Diego Velázquez painted a series of bodegones – natural kitchen and tavern scenes which typically included still lifes. These paintings were a far cry from his depictions of Spanish royalty; they are images which elicit humdrum scenes of Spain’s most common people during the 17th century.

Some of these startlingly realistic paintings are of an exquisite nature and one in particular brings together the mundane and the holy in a very effective way: Kitchen Scene with Christ in the House of Martha and Mary (circa 1618), an oil on canvas.

The Milkmaid (circa 1658-1660) is an exceptional oil on canvas from Johannes Vermeer, whose art was popularised by the 2003 dramatic Webber film.

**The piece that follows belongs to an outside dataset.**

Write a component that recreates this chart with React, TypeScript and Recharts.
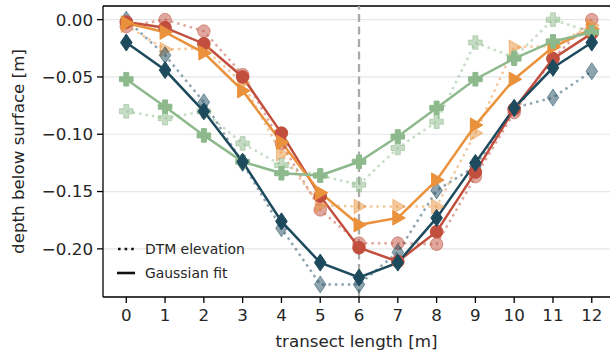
import React from 'react';
import {
  ComposedChart,
  Line,
  XAxis,
  YAxis,
  CartesianGrid,
  ReferenceLine,
  Label
} from 'recharts';

// transect positions [m]
const xs = [0, 1, 2, 3, 4, 5, 6, 7, 8, 9, 10, 11, 12];
const xTicks = [0, 1, 2, 3, 4, 5, 6, 7, 8, 9, 10, 11, 12];
const yTicks = [0, -0.05, -0.1, -0.15, -0.2];

// DTM elevation (dotted) and Gaussian fit (solid), depth below surface [m]
const redDtm = [-0.006, 0.0, -0.01, -0.048, -0.108, -0.166, -0.195, -0.195, -0.196, -0.137, -0.081, -0.034, 0.0];
const redFit = [-0.002, -0.007, -0.021, -0.05, -0.099, -0.154, -0.199, -0.211, -0.185, -0.133, -0.078, -0.034, -0.012];
const orangeDtm = [-0.005, -0.026, -0.025, -0.055, -0.117, -0.162, -0.163, -0.163, -0.163, -0.099, -0.024, -0.023, -0.005];
const orangeFit = [-0.003, -0.011, -0.029, -0.062, -0.107, -0.151, -0.179, -0.173, -0.14, -0.092, -0.052, -0.024, -0.008];
const greenDtm = [-0.08, -0.086, -0.08, -0.108, -0.127, -0.136, -0.144, -0.112, -0.089, -0.02, -0.033, 0.0, -0.011];
const greenFit = [-0.052, -0.076, -0.101, -0.124, -0.134, -0.136, -0.124, -0.102, -0.077, -0.052, -0.034, -0.019, -0.011];
const blueDtm = [0.0, -0.031, -0.072, -0.125, -0.182, -0.231, -0.231, -0.203, -0.149, -0.128, -0.077, -0.068, -0.045];
const blueFit = [-0.02, -0.044, -0.08, -0.124, -0.176, -0.212, -0.225, -0.212, -0.173, -0.125, -0.077, -0.042, -0.02];

const data = xs.map((x, i) => ({
  x,
  redDtm: redDtm[i],
  redFit: redFit[i],
  orangeDtm: orangeDtm[i],
  orangeFit: orangeFit[i],
  greenDtm: greenDtm[i],
  greenFit: greenFit[i],
  blueDtm: blueDtm[i],
  blueFit: blueFit[i],
}));

const RED = '#c24f3d';
const ORANGE = '#ea913c';
const GREEN = '#8db98c';
const BLUE = '#1d4a5d';
const TEXT = '#262626';
const FONT = '"DejaVu Sans", sans-serif';

type Shape = 'circle' | 'tri' | 'plus' | 'diamond';

const makeDot = (shape: Shape, color: string, opacity: number) => (props: any) => {
  const { cx, cy, index } = props;
  if (cx == null || cy == null) return <g key={index} />;
  let el;
  if (shape === 'circle') {
    el = <circle cx={cx} cy={cy} r={6.3} />;
  } else if (shape === 'tri') {
    el = <polygon points={`${cx + 7.5},${cy} ${cx - 5},${cy - 7.2} ${cx - 5},${cy + 7.2}`} />;
  } else if (shape === 'diamond') {
    el = <polygon points={`${cx},${cy - 8.5} ${cx + 5.8},${cy} ${cx},${cy + 8.5} ${cx - 5.8},${cy}`} />;
  } else {
    const a = 2.5;
    const s = 6.8;
    el = (
      <polygon
        points={`${cx - a},${cy - s} ${cx + a},${cy - s} ${cx + a},${cy - a} ${cx + s},${cy - a} ${cx + s},${cy + a} ${cx + a},${cy + a} ${cx + a},${cy + s} ${cx - a},${cy + s} ${cx - a},${cy + a} ${cx - s},${cy + a} ${cx - s},${cy - a} ${cx - a},${cy - a}`}
      />
    );
  }
  return (
    <g key={index} fill={color} fillOpacity={opacity} stroke={color} strokeOpacity={opacity} strokeWidth={1}>
      {el}
    </g>
  );
};

const series: { key: string; color: string; shape: Shape; dtm: boolean }[] = [
  { key: 'redDtm', color: RED, shape: 'circle', dtm: true },
  { key: 'orangeDtm', color: ORANGE, shape: 'tri', dtm: true },
  { key: 'greenDtm', color: GREEN, shape: 'plus', dtm: true },
  { key: 'blueDtm', color: BLUE, shape: 'diamond', dtm: true },
  { key: 'redFit', color: RED, shape: 'circle', dtm: false },
  { key: 'orangeFit', color: ORANGE, shape: 'tri', dtm: false },
  { key: 'greenFit', color: GREEN, shape: 'plus', dtm: false },
  { key: 'blueFit', color: BLUE, shape: 'diamond', dtm: false },
];

const fmtY = (v: number) => (v < 0 ? '\u2212' : '') + Math.abs(v).toFixed(2);

const YLabel = (props: any) => {
  const vb = props.viewBox || { x: 0, y: 6, width: 103, height: 291 };
  const x = vb.x + 18;
  const y = vb.y + vb.height / 2;
  return (
    <text
      x={x}
      y={y}
      transform={`rotate(-90 ${x} ${y})`}
      textAnchor="middle"
      dominantBaseline="central"
      fill={TEXT}
      fontSize={16.7}
      fontFamily={FONT}
    >
      depth below surface [m]
    </text>
  );
};

const XLabel = (props: any) => {
  const vb = props.viewBox || { x: 103, y: 297, width: 507, height: 59 };
  return (
    <text
      x={vb.x + vb.width / 2}
      y={vb.y + 50}
      textAnchor="middle"
      fill={TEXT}
      fontSize={16.7}
      fontFamily={FONT}
    >
      transect length [m]
    </text>
  );
};

const LegendBox = () => (
  <div
    style={{
      position: 'absolute',
      left: 116,
      top: 237,
      fontFamily: FONT,
      fontSize: 13.9,
      color: TEXT,
      lineHeight: '24px',
    }}
  >
    <div style={{ display: 'flex', alignItems: 'center' }}>
      <svg width={29} height={24}>
        <line x1={2} y1={12} x2={18} y2={12} stroke="#111" strokeWidth={2.6} strokeDasharray="2.6 4" />
      </svg>
      <span>DTM elevation</span>
    </div>
    <div style={{ display: 'flex', alignItems: 'center' }}>
      <svg width={29} height={24}>
        <line x1={1} y1={12} x2={19} y2={12} stroke="#111" strokeWidth={2.6} />
      </svg>
      <span>Gaussian fit</span>
    </div>
  </div>
);

const yDomain: [number, number] = [-0.242, 0.0119];

export default function App() {
  return (
    <div style={{ position: 'absolute', left: 0, top: 0, width: 610, height: 356, background: '#fff' }}>
      <ComposedChart width={610} height={356} data={data} margin={{ top: 6, right: 0, left: 0, bottom: 0 }}>
        <CartesianGrid vertical={false} stroke="#e6e6e6" strokeWidth={1.2} />
        <XAxis
          dataKey="x"
          type="number"
          domain={[-0.6, 12.47]}
          allowDataOverflow
          ticks={xTicks}
          interval={0}
          height={59}
          tickSize={6}
          tickMargin={6}
          stroke="#000"
          strokeWidth={1.3}
          tick={{ fill: TEXT, fontSize: 16.7, fontFamily: FONT }}
        >
          <Label content={XLabel} />
        </XAxis>
        <YAxis
          type="number"
          domain={yDomain}
          allowDataOverflow
          ticks={yTicks}
          interval={0}
          width={103}
          tickSize={6}
          tickMargin={4}
          tickFormatter={fmtY}
          stroke="#000"
          strokeWidth={1.3}
          tick={{ fill: TEXT, fontSize: 16.7, fontFamily: FONT }}
        >
          <Label content={YLabel} />
        </YAxis>
        <ReferenceLine y={yDomain[1]} stroke="#000" strokeWidth={1.3} />
        <ReferenceLine x={6} stroke="#aaaaaa" strokeWidth={2.3} strokeDasharray="8 4.5" />
        {series.map((s) => (
          <Line
            key={s.key}
            dataKey={s.key}
            type="linear"
            stroke={s.color}
            strokeWidth={2.5}
            strokeOpacity={s.dtm ? 0.5 : 1}
            strokeDasharray={s.dtm ? '2.5 4' : undefined}
            dot={makeDot(s.shape, s.color, s.dtm ? 0.5 : 1)}
            activeDot={false}
            isAnimationActive={false}
          />
        ))}
      </ComposedChart>
      <LegendBox />
    </div>
  );
}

The Girl with a Pearl Earring was inspired by another of Vermeer’s most prominent paintings. Vermeer had a knack for honing in on one character, usually a female, and bringing her most normal event of the day into focus. Many times, this woman just had to be standing in a room, in the right kind of light, to capture his attention.

A bathroom which is closer to our times was captured by French artist Pierre Bonnard in Nude in a Bathroom (circa 1932). This artist openly admitted that he painted from memory rather than from seeing something directly.

Here, for the umpteenth time, he made a painting of his wife as she finished bathing, a task she did fastidiously and repeatedly as she was obsessed with cleanliness.

This is not the only such painting by Bonnard and we get a feel of the developing nature of the bathroom, where we can recognise the tiles, the bath, the tap… contraptions we are accustomed to enjoying today.

Degas was another French artist inspired by the female figure. Whether he painted a dancer in her tutu or a nude woman going about her bathing routine, he typically lit his canvases with a semi-obscure light of softness and intimacy.

Woman in the Bath was painted in 1886. There is nothing special happening in this picture, but it unfailingly grabs attention anyhow.

Kitchen Scene is a rather chaotic painting, providing a lively take on our way of modern cooking. Nothing is stored away, nothing is orderly... Kitchen Scene, which Dutchman Joachim Wtewael created in 1605, is an indoors/outdoors scene, typical of the period.

It includes a series of still life masterpieces within the whole painting. Note how everything seems to radiate out from the central female standing figure, who is lit up and creates a focal point of attention.